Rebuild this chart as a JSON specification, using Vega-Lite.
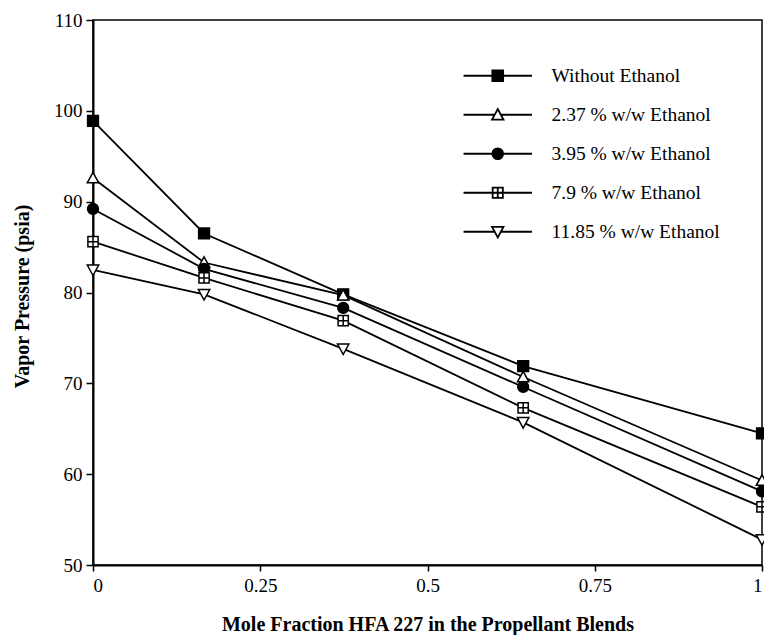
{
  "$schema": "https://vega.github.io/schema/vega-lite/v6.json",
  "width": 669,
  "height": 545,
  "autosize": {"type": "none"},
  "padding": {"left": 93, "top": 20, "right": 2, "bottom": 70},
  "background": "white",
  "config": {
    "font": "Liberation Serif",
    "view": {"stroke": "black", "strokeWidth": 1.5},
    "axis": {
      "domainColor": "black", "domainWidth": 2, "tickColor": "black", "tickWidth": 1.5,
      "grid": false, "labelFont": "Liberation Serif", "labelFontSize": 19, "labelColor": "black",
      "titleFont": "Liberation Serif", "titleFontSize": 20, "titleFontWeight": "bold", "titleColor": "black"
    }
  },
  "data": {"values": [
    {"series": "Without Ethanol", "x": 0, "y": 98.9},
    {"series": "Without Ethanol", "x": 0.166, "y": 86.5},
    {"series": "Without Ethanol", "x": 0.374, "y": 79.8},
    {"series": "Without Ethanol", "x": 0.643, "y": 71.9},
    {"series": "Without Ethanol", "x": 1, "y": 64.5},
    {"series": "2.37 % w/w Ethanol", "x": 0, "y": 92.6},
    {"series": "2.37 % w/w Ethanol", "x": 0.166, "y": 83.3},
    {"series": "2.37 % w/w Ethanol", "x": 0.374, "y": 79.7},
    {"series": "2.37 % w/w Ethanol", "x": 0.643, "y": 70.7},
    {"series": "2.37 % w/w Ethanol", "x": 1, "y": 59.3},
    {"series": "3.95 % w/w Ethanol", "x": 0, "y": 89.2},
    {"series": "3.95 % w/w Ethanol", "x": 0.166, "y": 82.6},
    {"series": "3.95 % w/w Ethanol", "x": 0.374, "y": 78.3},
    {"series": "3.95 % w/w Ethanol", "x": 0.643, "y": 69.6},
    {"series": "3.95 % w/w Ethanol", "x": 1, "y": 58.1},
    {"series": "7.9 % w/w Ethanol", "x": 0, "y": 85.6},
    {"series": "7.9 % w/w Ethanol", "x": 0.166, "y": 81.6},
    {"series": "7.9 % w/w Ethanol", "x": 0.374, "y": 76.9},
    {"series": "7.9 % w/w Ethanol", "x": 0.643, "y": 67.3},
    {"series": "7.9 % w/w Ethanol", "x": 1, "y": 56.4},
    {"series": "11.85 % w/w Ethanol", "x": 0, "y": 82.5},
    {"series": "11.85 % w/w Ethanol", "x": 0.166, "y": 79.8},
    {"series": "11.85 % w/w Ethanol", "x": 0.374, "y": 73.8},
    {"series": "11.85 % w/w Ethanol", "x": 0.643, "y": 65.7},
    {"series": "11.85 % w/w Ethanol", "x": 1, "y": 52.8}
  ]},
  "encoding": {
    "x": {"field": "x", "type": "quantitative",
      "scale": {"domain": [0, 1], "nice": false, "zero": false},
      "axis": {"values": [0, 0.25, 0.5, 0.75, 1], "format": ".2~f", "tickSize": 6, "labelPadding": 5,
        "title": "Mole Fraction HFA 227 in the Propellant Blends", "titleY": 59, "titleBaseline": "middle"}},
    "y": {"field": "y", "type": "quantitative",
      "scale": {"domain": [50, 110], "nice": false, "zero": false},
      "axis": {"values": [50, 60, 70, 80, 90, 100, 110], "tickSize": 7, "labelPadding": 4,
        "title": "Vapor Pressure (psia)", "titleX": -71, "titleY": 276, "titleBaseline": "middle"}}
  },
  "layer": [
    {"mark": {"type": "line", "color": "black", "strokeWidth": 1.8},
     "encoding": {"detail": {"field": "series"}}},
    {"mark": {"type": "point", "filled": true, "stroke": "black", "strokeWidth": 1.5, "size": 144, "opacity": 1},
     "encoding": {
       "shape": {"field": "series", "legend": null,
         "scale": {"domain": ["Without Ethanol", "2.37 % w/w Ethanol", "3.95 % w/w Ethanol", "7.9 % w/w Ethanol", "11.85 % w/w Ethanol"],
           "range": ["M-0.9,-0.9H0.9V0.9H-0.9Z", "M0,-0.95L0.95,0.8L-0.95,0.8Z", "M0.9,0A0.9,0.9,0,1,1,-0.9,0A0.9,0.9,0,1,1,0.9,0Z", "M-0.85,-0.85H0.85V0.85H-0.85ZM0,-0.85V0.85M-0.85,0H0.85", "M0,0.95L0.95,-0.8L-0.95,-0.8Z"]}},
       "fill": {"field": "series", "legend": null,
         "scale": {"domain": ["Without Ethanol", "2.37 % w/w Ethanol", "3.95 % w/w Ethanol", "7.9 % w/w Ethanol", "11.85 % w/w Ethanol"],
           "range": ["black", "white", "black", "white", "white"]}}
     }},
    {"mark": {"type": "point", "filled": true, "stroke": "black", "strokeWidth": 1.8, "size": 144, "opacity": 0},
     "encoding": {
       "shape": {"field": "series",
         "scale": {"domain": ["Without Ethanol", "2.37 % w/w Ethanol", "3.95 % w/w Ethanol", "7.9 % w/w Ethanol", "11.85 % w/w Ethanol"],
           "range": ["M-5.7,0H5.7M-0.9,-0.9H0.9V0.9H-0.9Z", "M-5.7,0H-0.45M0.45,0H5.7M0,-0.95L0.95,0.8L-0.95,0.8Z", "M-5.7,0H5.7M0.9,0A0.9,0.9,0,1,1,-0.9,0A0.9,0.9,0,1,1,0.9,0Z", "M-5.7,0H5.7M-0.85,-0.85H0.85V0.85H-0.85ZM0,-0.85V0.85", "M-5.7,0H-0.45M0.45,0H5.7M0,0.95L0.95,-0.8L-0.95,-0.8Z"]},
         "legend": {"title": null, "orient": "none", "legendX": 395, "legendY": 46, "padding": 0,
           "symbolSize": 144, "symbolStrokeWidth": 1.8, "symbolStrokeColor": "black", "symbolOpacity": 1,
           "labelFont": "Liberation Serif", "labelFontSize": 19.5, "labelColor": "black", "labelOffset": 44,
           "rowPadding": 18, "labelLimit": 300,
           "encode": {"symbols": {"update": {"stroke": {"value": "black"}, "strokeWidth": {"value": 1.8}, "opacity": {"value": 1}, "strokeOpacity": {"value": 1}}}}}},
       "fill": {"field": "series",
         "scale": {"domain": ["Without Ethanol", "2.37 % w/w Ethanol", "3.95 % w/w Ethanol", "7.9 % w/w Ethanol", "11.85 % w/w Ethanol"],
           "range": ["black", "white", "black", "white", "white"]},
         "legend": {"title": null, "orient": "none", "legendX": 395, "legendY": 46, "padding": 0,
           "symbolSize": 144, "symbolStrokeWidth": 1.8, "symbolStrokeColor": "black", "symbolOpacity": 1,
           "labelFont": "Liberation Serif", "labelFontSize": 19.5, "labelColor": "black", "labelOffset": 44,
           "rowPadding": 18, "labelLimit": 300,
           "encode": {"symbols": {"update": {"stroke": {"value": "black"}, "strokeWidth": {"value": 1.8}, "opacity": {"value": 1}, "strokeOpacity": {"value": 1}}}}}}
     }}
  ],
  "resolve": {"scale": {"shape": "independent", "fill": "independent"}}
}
+--
Exclude the images and reproduce the remaining data exactly.

Rebuild this chart as a JSON specification, using Vega-Lite.
{
  "$schema": "https://vega.github.io/schema/vega-lite/v6.json",
  "width": 669,
  "height": 545,
  "autosize": {"type": "none"},
  "padding": {"left": 93, "top": 20, "right": 2, "bottom": 70},
  "background": "white",
  "config": {
    "font": "Liberation Serif",
    "view": {"stroke": "black", "strokeWidth": 1.5},
    "axis": {
      "domainColor": "black", "domainWidth": 2, "tickColor": "black", "tickWidth": 1.5,
      "grid": false, "labelFont": "Liberation Serif", "labelFontSize": 19, "labelColor": "black",
      "titleFont": "Liberation Serif", "titleFontSize": 20, "titleFontWeight": "bold", "titleColor": "black"
    }
  },
  "data": {"values": [
    {"series": "Without Ethanol", "x": 0, "y": 98.9},
    {"series": "Without Ethanol", "x": 0.166, "y": 86.5},
    {"series": "Without Ethanol", "x": 0.374, "y": 79.8},
    {"series": "Without Ethanol", "x": 0.643, "y": 71.9},
    {"series": "Without Ethanol", "x": 1, "y": 64.5},
    {"series": "2.37 % w/w Ethanol", "x": 0, "y": 92.6},
    {"series": "2.37 % w/w Ethanol", "x": 0.166, "y": 83.3},
    {"series": "2.37 % w/w Ethanol", "x": 0.374, "y": 79.7},
    {"series": "2.37 % w/w Ethanol", "x": 0.643, "y": 70.7},
    {"series": "2.37 % w/w Ethanol", "x": 1, "y": 59.3},
    {"series": "3.95 % w/w Ethanol", "x": 0, "y": 89.2},
    {"series": "3.95 % w/w Ethanol", "x": 0.166, "y": 82.6},
    {"series": "3.95 % w/w Ethanol", "x": 0.374, "y": 78.3},
    {"series": "3.95 % w/w Ethanol", "x": 0.643, "y": 69.6},
    {"series": "3.95 % w/w Ethanol", "x": 1, "y": 58.1},
    {"series": "7.9 % w/w Ethanol", "x": 0, "y": 85.6},
    {"series": "7.9 % w/w Ethanol", "x": 0.166, "y": 81.6},
    {"series": "7.9 % w/w Ethanol", "x": 0.374, "y": 76.9},
    {"series": "7.9 % w/w Ethanol", "x": 0.643, "y": 67.3},
    {"series": "7.9 % w/w Ethanol", "x": 1, "y": 56.4},
    {"series": "11.85 % w/w Ethanol", "x": 0, "y": 82.5},
    {"series": "11.85 % w/w Ethanol", "x": 0.166, "y": 79.8},
    {"series": "11.85 % w/w Ethanol", "x": 0.374, "y": 73.8},
    {"series": "11.85 % w/w Ethanol", "x": 0.643, "y": 65.7},
    {"series": "11.85 % w/w Ethanol", "x": 1, "y": 52.8}
  ]},
  "encoding": {
    "x": {"field": "x", "type": "quantitative",
      "scale": {"domain": [0, 1], "nice": false, "zero": false},
      "axis": {"values": [0, 0.25, 0.5, 0.75, 1], "format": ".2~f", "tickSize": 6, "labelPadding": 5,
        "title": "Mole Fraction HFA 227 in the Propellant Blends", "titleY": 59, "titleBaseline": "middle"}},
    "y": {"field": "y", "type": "quantitative",
      "scale": {"domain": [50, 110], "nice": false, "zero": false},
      "axis": {"values": [50, 60, 70, 80, 90, 100, 110], "tickSize": 7, "labelPadding": 4,
        "title": "Vapor Pressure (psia)", "titleX": -71, "titleY": 276, "titleBaseline": "middle"}}
  },
  "layer": [
    {"mark": {"type": "line", "color": "black", "strokeWidth": 1.8},
     "encoding": {"detail": {"field": "series"}}},
    {"mark": {"type": "point", "filled": true, "stroke": "black", "strokeWidth": 1.5, "size": 144, "opacity": 1},
     "encoding": {
       "shape": {"field": "series", "legend": null,
         "scale": {"domain": ["Without Ethanol", "2.37 % w/w Ethanol", "3.95 % w/w Ethanol", "7.9 % w/w Ethanol", "11.85 % w/w Ethanol"],
           "range": ["M-0.9,-0.9H0.9V0.9H-0.9Z", "M0,-0.95L0.95,0.8L-0.95,0.8Z", "M0.9,0A0.9,0.9,0,1,1,-0.9,0A0.9,0.9,0,1,1,0.9,0Z", "M-0.85,-0.85H0.85V0.85H-0.85ZM0,-0.85V0.85M-0.85,0H0.85", "M0,0.95L0.95,-0.8L-0.95,-0.8Z"]}},
       "fill": {"field": "series", "legend": null,
         "scale": {"domain": ["Without Ethanol", "2.37 % w/w Ethanol", "3.95 % w/w Ethanol", "7.9 % w/w Ethanol", "11.85 % w/w Ethanol"],
           "range": ["black", "white", "black", "white", "white"]}}
     }},
    {"mark": {"type": "point", "filled": true, "stroke": "black", "strokeWidth": 1.8, "size": 144, "opacity": 0},
     "encoding": {
       "shape": {"field": "series",
         "scale": {"domain": ["Without Ethanol", "2.37 % w/w Ethanol", "3.95 % w/w Ethanol", "7.9 % w/w Ethanol", "11.85 % w/w Ethanol"],
           "range": ["M-5.7,0H5.7M-0.9,-0.9H0.9V0.9H-0.9Z", "M-5.7,0H-0.45M0.45,0H5.7M0,-0.95L0.95,0.8L-0.95,0.8Z", "M-5.7,0H5.7M0.9,0A0.9,0.9,0,1,1,-0.9,0A0.9,0.9,0,1,1,0.9,0Z", "M-5.7,0H5.7M-0.85,-0.85H0.85V0.85H-0.85ZM0,-0.85V0.85", "M-5.7,0H-0.45M0.45,0H5.7M0,0.95L0.95,-0.8L-0.95,-0.8Z"]},
         "legend": {"title": null, "orient": "none", "legendX": 395, "legendY": 46, "padding": 0,
           "symbolSize": 144, "symbolStrokeWidth": 1.8, "symbolStrokeColor": "black", "symbolOpacity": 1,
           "labelFont": "Liberation Serif", "labelFontSize": 19.5, "labelColor": "black", "labelOffset": 44,
           "rowPadding": 18, "labelLimit": 300,
           "encode": {"symbols": {"update": {"stroke": {"value": "black"}, "strokeWidth": {"value": 1.8}, "opacity": {"value": 1}, "strokeOpacity": {"value": 1}}}}}},
       "fill": {"field": "series",
         "scale": {"domain": ["Without Ethanol", "2.37 % w/w Ethanol", "3.95 % w/w Ethanol", "7.9 % w/w Ethanol", "11.85 % w/w Ethanol"],
           "range": ["black", "white", "black", "white", "white"]},
         "legend": {"title": null, "orient": "none", "legendX": 395, "legendY": 46, "padding": 0,
           "symbolSize": 144, "symbolStrokeWidth": 1.8, "symbolStrokeColor": "black", "symbolOpacity": 1,
           "labelFont": "Liberation Serif", "labelFontSize": 19.5, "labelColor": "black", "labelOffset": 44,
           "rowPadding": 18, "labelLimit": 300,
           "encode": {"symbols": {"update": {"stroke": {"value": "black"}, "strokeWidth": {"value": 1.8}, "opacity": {"value": 1}, "strokeOpacity": {"value": 1}}}}}}
     }}
  ],
  "resolve": {"scale": {"shape": "independent", "fill": "independent"}}
}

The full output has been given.